A circuit court sided with the state, but the First District Court of Appeal overturned the decision in 2008. When it came before the Florida Supreme Court, lawyers for Secretary of State Kurt Browning argued that the law gives voters a chance to change their minds, particularly if they were not fully informed about the issue in the first place. It would also help rout out forgeries, the state argued.

The court disagreed, in a 4-2 decision, writing that even though the initiative-petition method is a state-created right, it does “not mean that the Legislature possesses unbounded authority to limit the constitutional right.”

“These signature-revocation provisions substantially burden the constitutional rights of initiative proponents and initiative signatories by affording initiative opponents an unopposed, definitive opportunity to ?persuade electors to revoke their signatures for any reason and by any means, even illegitimate,” the opinion reads.
The law was not initially proposed by the Department of State, but pushed by the business lobby, which is generally opposed to the Hometown Democracy amendment, arguing it will stifle economic growth. However, Browning, as secretary of state, is charged with upholding election laws.

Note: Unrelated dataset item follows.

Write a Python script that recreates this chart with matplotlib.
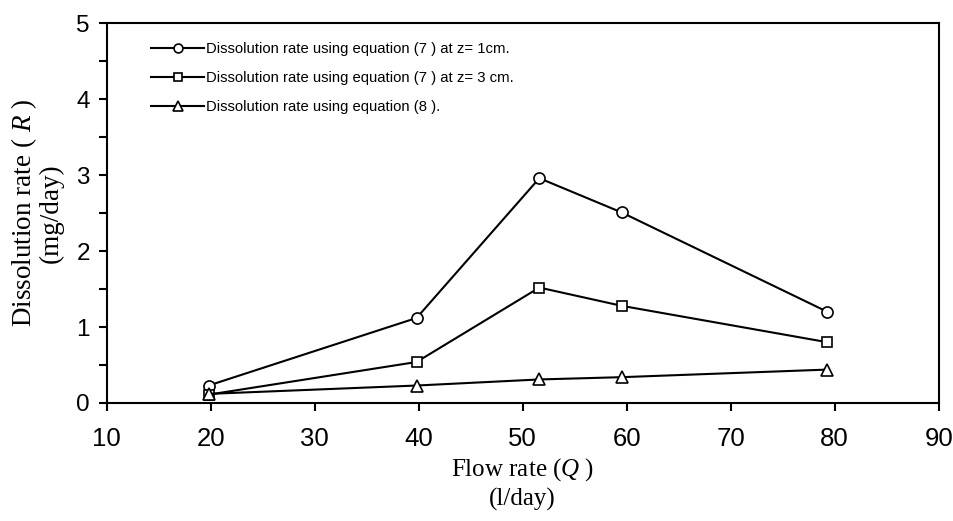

Jennifer Krell Davis, a spokeswoman for Browning, said the department is “still processing the opinion.”

In a dissenting opinion, Justice Ricky Polston, with Justice Charles Canady concurring, wrote that the “revocation provisions are necessary for ballot integrity.

“It is not unconstitutional for the Florida Legislature to allow electors to revoke their signatures when they may have been obtained by undue influence, intimidation, or fraud or when the electors have simply changed their minds after being persuaded on the merits otherwise,” Polston wrote. “It is reasonable to empower electors with control over their own signatures so that they are not required to have their signatures on petitions counted against their will.”

Justice James Perry, the seventh justice on the court, did not participate in the decision because he was not appointed to the high court until March 2009, two months after the case was heard by the court.